The onset of June soon found solid footing for cattle markets with feedlots stopping the bleeding at $104 while feeders were supported by the anticipation and subsequent results of another cattle-on-feed report that fell early in the month. Like a baseball umpire making up for a bad call with another, analysts bombed May’s placements in the opposite direction as April’s with new cattle going into feedyards during May totaling nearly 11 percent less than the same week in 2010. Many are expecting even tighter placements over the next couple months with few left on pasture from the smallest calf crop in 50 years. In addition, corn markets fell by over $1.00/bu in the latter part of June and forward delivery contracts of boxed beef posted a record volume as fed cattle ended up gaining $6.00 to $8.00 by month’s end. Yearling feeders sold sharply higher as summer officially began with prices settling the month $8.00 to $12.00 higher - falling just shy of the record levels of late March. However, stocker cattle and calf values continued very sporadic throughout the month and all over the country (depending on the availability of pasture) with lighter-weight cattle under 700 pounds settling the monthly trading session unevenly steady to just $3.00 higher.
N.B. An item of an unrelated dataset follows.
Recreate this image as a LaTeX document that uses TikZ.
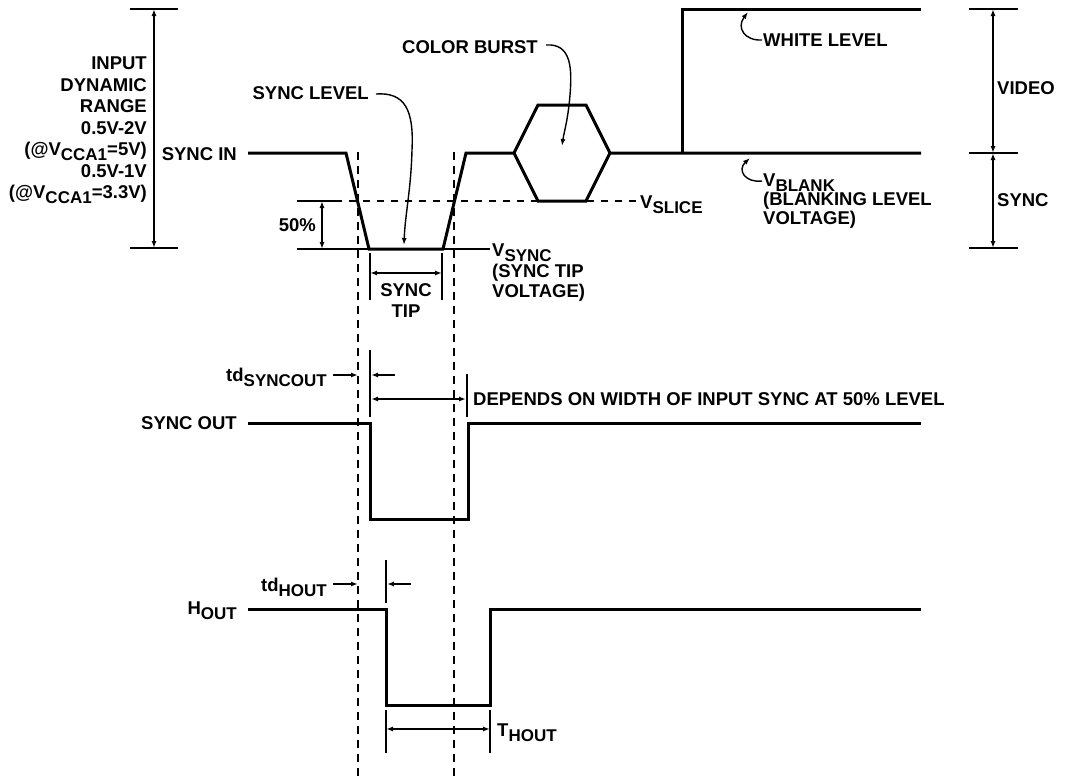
\documentclass[tikz,border=0pt]{standalone}
\usepackage{fontspec}
\setmainfont{Liberation Sans}
\usetikzlibrary{arrows.meta}
\newcommand\lsub[1]{\raisebox{-5pt}[0pt][0pt]{\fontsize{17}{17}\selectfont #1}}
\begin{document}
\begin{tikzpicture}[x=1pt,y=-1pt,
  sig/.style={line width=3pt, line join=miter},
  thn/.style={line width=1.4pt},
  dshv/.style={line width=2.4pt, dash pattern=on 8pt off 6pt},
  dshh/.style={line width=1.7pt, dash pattern=on 7pt off 7pt},
  dimarr/.style={thn, {Latex[length=7pt,width=5pt]}-{Latex[length=7pt,width=5pt]}},
  onearr/.style={thn, -{Latex[length=7pt,width=5pt]}},
  txt/.style={font=\fontsize{18.5}{21.5}\selectfont\bfseries, inner sep=0pt}]
\useasboundingbox (0,0) rectangle (1066,777);

% ---------- dashed guide lines
\coordinate (g1t) at (358,152); \coordinate (g1b) at (358,777);
\coordinate (g2t) at (454,152); \coordinate (g2b) at (454,777);
\draw[dshv] (g1t) -- (g1b);
\draw[dshv] (g2t) -- (g2b);

% ---------- SYNC IN waveform
\coordinate (s0) at (248,153); \coordinate (s1) at (346,153);
\coordinate (s2) at (369,249); \coordinate (s3) at (443,249);
\coordinate (s4) at (466,153);
\coordinate (h1) at (514,153); \coordinate (h2) at (538,105);
\coordinate (h3) at (586,105); \coordinate (h4) at (610,153);
\coordinate (h5) at (586,201); \coordinate (h6) at (538,201);
\coordinate (v1) at (682,153); \coordinate (v2) at (682,9);
\coordinate (w1) at (921,9);   \coordinate (b1) at (921,153);
\draw[sig] (s0) -- (s1) -- (s2) -- (s3) -- (s4) -- (h1) -- (h2) -- (h3) -- (h4) -- (v1) -- (b1);
\draw[sig] (h1) -- (h6) -- (h5) -- (h4);
\draw[sig] (v1) -- (v2) -- (w1);

% ---------- slice / 50% reference lines
\coordinate (sl0) at (297,201); \coordinate (sl1) at (335,201); \coordinate (sl2) at (637,201);
\coordinate (tp0) at (297,249); \coordinate (tp1) at (368,249);
\coordinate (tp2) at (443,249); \coordinate (tp3) at (490,249);
\draw[thn] (sl0) -- (sl1);
\draw[dshh] (sl1) -- (sl2);
\draw[thn] (tp0) -- (tp1);
\draw[thn] (tp2) -- (tp3);
\coordinate (p50a) at (322,201); \coordinate (p50b) at (322,249);
\draw[dimarr] (p50a) -- (p50b);
\node[txt, anchor=east] (l50) at (316,225) {50\%};

% ---------- input dynamic range (left)
\coordinate (ra) at (130,9);  \coordinate (rb) at (178,9);
\coordinate (rc) at (130,248); \coordinate (rd) at (178,248);
\coordinate (re) at (154,9);  \coordinate (rf) at (154,248);
\draw[thn] (ra) -- (rb);
\draw[thn] (rc) -- (rd);
\draw[dimarr] (re) -- (rf);
\node[txt, anchor=north east, align=right] (range) at (147,57)
  {INPUT\\DYNAMIC\\RANGE\\0.5V-2V\\(@V\lsub{CCA1}=5V)\\0.5V-1V\\(@V\lsub{CCA1}=3.3V)};
\node[txt, anchor=base east] (syncin) at (237,160) {SYNC IN};

% ---------- sync level label
\node[txt, anchor=east] (synclev) at (369,93) {SYNC LEVEL};
\coordinate (slt) at (404,245);
\draw[onearr] (synclev.east) ++(7,1) .. controls (405,92) and (414,110) .. (412,150)
   .. controls (411,190) and (405,215) .. (slt);

% ---------- sync tip
\coordinate (st1) at (370,253); \coordinate (st2) at (370,300);
\coordinate (st3) at (442,253); \coordinate (st4) at (442,300);
\coordinate (st5) at (370,273); \coordinate (st6) at (442,273);
\draw[thn] (st1) -- (st2);
\draw[thn] (st3) -- (st4);
\draw[dimarr] (st5) -- (st6);
\node[txt, anchor=north, align=center, font=\fontsize{18.5}{21}\selectfont\bfseries] (synctip) at (406,283) {SYNC\\TIP};
\node[txt, anchor=north west, align=left, font=\fontsize{18.5}{20.5}\selectfont\bfseries] (vsync) at (492,244)
  {V\lsub{SYNC}\\(SYNC TIP\\VOLTAGE)};

% ---------- color burst
\node[txt, anchor=east] (cb) at (538,47) {COLOR BURST};
\coordinate (cbt) at (562,146);
\draw[onearr] (546,45) .. controls (572,43) and (572,70) .. (570,95)
   .. controls (568,120) and (564,132) .. (cbt);
\node[txt, anchor=base west] (vslice) at (640,208) {V\lsub{SLICE}};

% ---------- white level / blank
\node[txt, anchor=west] (white) at (763,40) {WHITE LEVEL};
\coordinate (wht) at (748,12);
\draw[onearr] (white.west) ++(-1,0) .. controls (745,41) and (736,28) .. (wht);
\node[txt, anchor=north west, align=left, font=\fontsize{18.5}{19}\selectfont\bfseries] (vblank) at (763,174)
  {V\lsub{BLANK}\\(BLANKING LEVEL\\VOLTAGE)};
\coordinate (vbt) at (750,158);
\draw[onearr] (762,181) .. controls (745,183) and (737,170) .. (vbt);

% ---------- video / sync (right)
\coordinate (ka) at (969,9);   \coordinate (kb) at (1018,9);
\coordinate (kc) at (969,153); \coordinate (kd) at (1018,153);
\coordinate (ke) at (969,248); \coordinate (kf) at (1018,248);
\coordinate (kg) at (993,9); \coordinate (kh) at (993,153); \coordinate (ki) at (993,248);
\draw[thn] (ka) -- (kb);
\draw[thn] (kc) -- (kd);
\draw[thn] (ke) -- (kf);
\draw[dimarr] (kg) -- (kh);
\draw[dimarr] (kh) -- (ki);
\node[txt, anchor=west] (video) at (997,88) {VIDEO};
\node[txt, anchor=west] (syncr) at (997,200) {SYNC};

% ---------- SYNC OUT
\coordinate (o0) at (248,423); \coordinate (o1) at (370,423);
\coordinate (o2) at (370,519); \coordinate (o3) at (468,519);
\coordinate (o4) at (468,423); \coordinate (o5) at (921,423);
\draw[sig] (o0) -- (o1) -- (o2) -- (o3) -- (o4) -- (o5);
\node[txt, anchor=east] (syncout) at (237,423) {SYNC OUT};
\coordinate (ot1) at (370,350); \coordinate (ot2) at (370,417);
\coordinate (ot3) at (467,374); \coordinate (ot4) at (467,417);
\draw[thn] (ot1) -- (ot2);
\draw[thn] (ot3) -- (ot4);
\coordinate (oa1) at (333,375); \coordinate (oa2) at (358,375);
\coordinate (oa3) at (395,375); \coordinate (oa4) at (371,375);
\draw[onearr] (oa1) -- (oa2);
\draw[onearr] (oa3) -- (oa4);
\node[txt, anchor=base east] (tdso) at (327,381) {td\lsub{SYNCOUT}};
\coordinate (ob1) at (371,399); \coordinate (ob2) at (466,399);
\draw[dimarr] (ob1) -- (ob2);
\node[txt, anchor=west] (depends) at (473,399) {DEPENDS ON WIDTH OF INPUT SYNC AT 50\% LEVEL};

% ---------- H OUT
\coordinate (q0) at (248,609); \coordinate (q1) at (386,609);
\coordinate (q2) at (386,705); \coordinate (q3) at (490,705);
\coordinate (q4) at (490,609); \coordinate (q5) at (921,609);
\draw[sig] (q0) -- (q1) -- (q2) -- (q3) -- (q4) -- (q5);
\node[txt, anchor=base east] (hout) at (237,614) {H\lsub{OUT}};
\coordinate (qt1) at (386,560); \coordinate (qt2) at (386,603);
\draw[thn] (qt1) -- (qt2);
\coordinate (qa1) at (333,584); \coordinate (qa2) at (358,584);
\coordinate (qa3) at (411,584); \coordinate (qa4) at (387,584);
\draw[onearr] (qa1) -- (qa2);
\draw[onearr] (qa3) -- (qa4);
\node[txt, anchor=base east] (tdh) at (327,591) {td\lsub{HOUT}};
\coordinate (qb1) at (386,710); \coordinate (qb2) at (386,753);
\coordinate (qb3) at (490,710); \coordinate (qb4) at (490,753);
\draw[thn] (qb1) -- (qb2);
\draw[thn] (qb3) -- (qb4);
\coordinate (qc1) at (386,729); \coordinate (qc2) at (490,729);
\draw[dimarr] (qc1) -- (qc2);
\node[txt, anchor=base west] (thout) at (497,736) {T\lsub{HOUT}};
\end{tikzpicture}
\end{document}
Experts warned that the March 11 earthquake and ensuing tsunami that devastated Japan (killing 15,500 people with over 7,300 still missing) could alter weather patterns all over the world for quite some time. Perhaps this helps explain the deadly tornadoes and hopeless drought situation in the southwestern United States that continues to worsen. During June, historic fires ravaged Arizona and New Mexico while most of Texas has yet to see a drop of rain in the last nine months while cow/calf producers have been forced to wean and sell-off 200 to 300-pound calves (that normally would be grown until late-fall) in an effort to maintain their core cow herd. At the same time, record flooding in Montana and the Dakotas is making its way down the Missouri River breaching levees and destroying river towns and farmland from Sioux City, Iowa to Kansas City, Missouri. Flooded and abandoned acres of corn are sure to further lighten this year’s crop, but prices have fallen on demand concerns of global economies and currency rates that could significantly hurt exports.
Feedlot inventories remain heavy (4.1 percent more than a year ago) but a high percentage of these cattle were forced off dry pastures at lighter than normal weights. These “green” feedlot cattle may be the same chronological age, but they will not offset the limited availability of yearling feeders coming off grass later this summer and early fall. Once cattle are placed on feed and accelerated to a finishing ration, they have moved on and will no longer follow the same schedule as those being backgrounded on pasture. Cattle can be pulled ahead (as evidenced over the last year) but they can’t be held back; they most likely will finish-out at lighter weights or risk being overdone (Yield Grade 4-5’s). Packers may regain trading leverage late in the summer as feedlots work through inflated showlists during a seasonably tough time, but market-ready cattle near year’s end should prove to be just as tight as the current numbers of available feeder cattle.